U.S. Rep. Mario Diaz-Balart (R-Fla.) favors comprehensive immigration reform, but he told Washington Post columnist Greg Sargent yesterday he doubts anything will happen in 2013.
Further, he said the window is closing for action in 2014, due to the upcoming elections. Something would have to happen by February or March, or nothing will happen at all. “I’m hopeful that we can get to it early next year,” Diaz-Balart said. “But I am keenly aware that next year, you start running into the election cycle. If we cannot get it done by early next year, then it’s clearly dead. It flatlines.”

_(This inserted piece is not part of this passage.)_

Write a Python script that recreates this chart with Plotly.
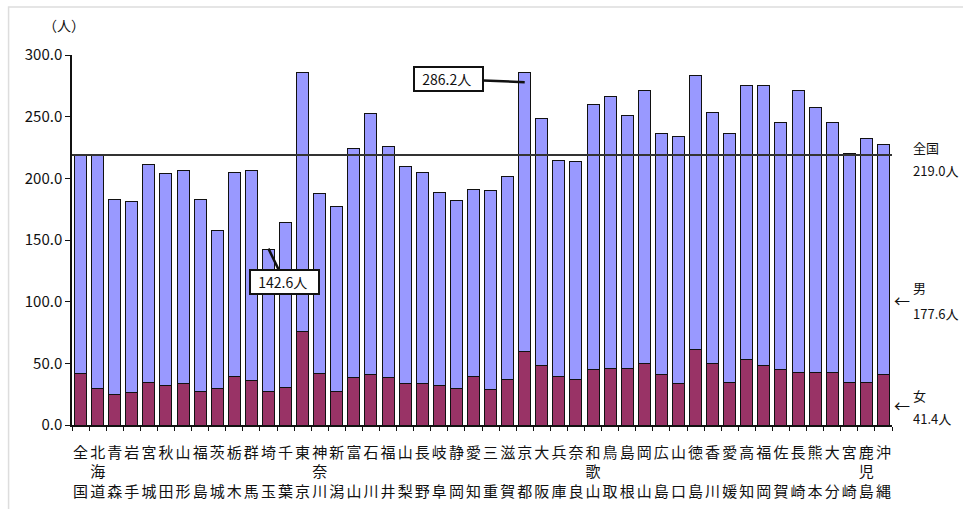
import plotly.graph_objects as go

prefs = ["全国", "北海道", "青森", "岩手", "宮城", "秋田", "山形", "福島", "茨城", "栃木", "群馬", "埼玉",
         "千葉", "東京", "神奈川", "新潟", "富山", "石川", "福井", "山梨", "長野", "岐阜", "静岡", "愛知",
         "三重", "滋賀", "京都", "大阪", "兵庫", "奈良", "和歌山", "鳥取", "島根", "岡山", "広島", "山口",
         "徳島", "香川", "愛媛", "高知", "福岡", "佐賀", "長崎", "熊本", "大分", "宮崎", "鹿児島", "沖縄"]

female = [41.4, 29.7, 24.9, 26.2, 34.6, 32.2, 33.5, 27.0, 29.4, 39.7, 35.7, 27.0,
          30.8, 75.7, 42.0, 27.0, 38.7, 40.8, 38.7, 33.3, 33.3, 32.2, 29.7, 39.7,
          28.4, 37.1, 59.2, 48.1, 39.7, 37.1, 44.6, 46.0, 46.0, 49.5, 41.1, 33.3,
          61.1, 49.7, 34.6, 53.5, 48.4, 44.9, 42.4, 42.4, 42.4, 34.6, 34.6, 41.1]

total = [219.0, 218.6, 182.6, 181.3, 211.3, 203.7, 206.2, 182.6, 157.7, 205.1, 206.2, 142.6,
         164.0, 285.9, 187.8, 177.2, 223.8, 252.2, 225.9, 210.0, 205.1, 188.6, 182.4, 191.0,
         189.9, 201.3, 286.2, 248.6, 214.8, 213.5, 259.7, 266.0, 251.1, 271.1, 236.2, 233.8,
         283.5, 253.5, 236.2, 274.9, 274.9, 244.9, 271.1, 257.3, 244.9, 220.0, 232.7, 227.5]

male = [round(t - f, 1) for t, f in zip(total, female)]

national_total = 219.0
national_male = 177.6
national_female = 41.4
max_label = "286.2人"
min_label = "142.6人"
max_idx = prefs.index("京都")
min_idx = prefs.index("埼玉")

yticks = [0, 50, 100, 150, 200, 250, 300]


def vlabel(name):
    if len(name) == 3:
        return name[0] + "<br>" + name[1] + "<br>" + name[2]
    return name[0] + "<br> <br>" + name[1]


xs = list(range(len(prefs)))
labels = [vlabel(p) for p in prefs]

FONT = "Noto Sans CJK JP"

fig = go.Figure()
fig.add_trace(go.Bar(x=xs, y=female, name="女", marker=dict(color="#993366", line=dict(color="#111111", width=1))))
fig.add_trace(go.Bar(x=xs, y=male, name="男", marker=dict(color="#9999FF", line=dict(color="#111111", width=1))))

L, R, T, B = 71.5, 892.5, 55, 425
W, H = 963, 509


def px(p):
    return (p - L) / (R - L)


def py(p):
    return (B - p) / (B - T)


fig.update_layout(
    barmode="stack",
    bargap=0.3,
    width=W, height=H,
    margin=dict(l=L, r=W - R, t=T, b=H - B, pad=0),
    paper_bgcolor="white",
    plot_bgcolor="rgba(0,0,0,0)",
    showlegend=False,
    font=dict(family=FONT, color="#111111"),
)
fig.update_xaxes(
    range=[-0.5, len(prefs) - 0.5],
    tickvals=xs, ticktext=labels,
    ticks="", showgrid=False, zeroline=False,
    showline=True, linecolor="#111111", linewidth=1.5,
    tickfont=dict(size=15, family=FONT, color="#111111"),
    tickangle=0,
    ticklabelstandoff=13,
    automargin=False,
    minor=dict(ticks="outside", tick0=0.5, dtick=1, ticklen=4, tickcolor="#111111", showgrid=False),
)
fig.update_yaxes(
    range=[0, 300],
    tickvals=yticks, tickformat=".1f",
    ticks="outside", ticklen=5, tickcolor="#111111",
    showgrid=False, zeroline=False,
    showline=True, linecolor="#111111", linewidth=1.5,
    automargin=False,
    tickfont=dict(size=15, family=FONT, color="#111111"),
)

# national average line
fig.add_shape(type="line", xref="x", yref="y", x0=-0.5, x1=48.25, y0=national_total, y1=national_total,
              line=dict(color="#333333", width=2))

# outer frame
fig.add_shape(type="rect", xref="paper", yref="paper", x0=px(8), x1=px(975), y0=py(7), y1=py(520),
              line=dict(color="#dddddd", width=1.5))

annos = []
annos.append(dict(x=max_idx, y=278, xref="x", yref="y", text="  " + max_label + "   ", showarrow=True,
                  arrowhead=0, arrowwidth=2.5, arrowcolor="#111111", ax=-76, ay=-3,
                  bgcolor="white", bordercolor="#111111", borderwidth=2, borderpad=1,
                  font=dict(size=14, family=FONT, color="#111111")))
annos.append(dict(x=min_idx, y=143, xref="x", yref="y", text="  " + min_label + "   ", showarrow=True,
                  arrowhead=0, arrowwidth=2.5, arrowcolor="#111111", ax=16, ay=33,
                  bgcolor="white", bordercolor="#111111", borderwidth=2, borderpad=1,
                  font=dict(size=14, family=FONT, color="#111111")))


def txt(x, y, s, size=13, anchor="left"):
    annos.append(dict(x=px(x), y=py(y), xref="paper", yref="paper", text=s, showarrow=False,
                      xanchor=anchor, yanchor="middle", font=dict(size=size, family=FONT, color="#111111")))


txt(912, 147, "全国")
txt(912, 170, f"{national_total:.1f}人")
txt(912, 287, "男")
txt(892, 300, "←", size=16)
txt(912, 313, f"{national_male:.1f}人")
txt(912, 395, "女")
txt(892, 405, "←", size=16)
txt(912, 418, f"{national_female:.1f}人")
txt(40, 25, "（人）", size=14)

fig.update_layout(annotations=annos)
fig.write_html("out.html", config={"displayModeBar": False},
               post_script="document.body.style.margin='0';document.body.style.overflow='hidden';")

The problem is the refusal of House leadership to allow a vote on a comprehensive bill, which many observers believe would pass if voted upon. The U.S. Senate has already passed a bipartisan bill, but the more conservative House is leery of anything that could be labeled as “amnesty” for millions of undocumented workers already in the United States.
U.S. Rep. Kurt Schrader (D-Ore.) told OAN members earlier this week that what’s in the Senate bill hardly qualifies as amnesty. It requires a lengthy wait, as well as fines, for anyone applying for legal status. “It’s pretty onerous,” he said. “I don’t know how you call that amnesty.” But to some, anything short of deportation is amnesty. “On the House side, (immigration) is a tough issue,” Schrader said. “There’s absolutely no buzz about (moving a bill forward) right now.”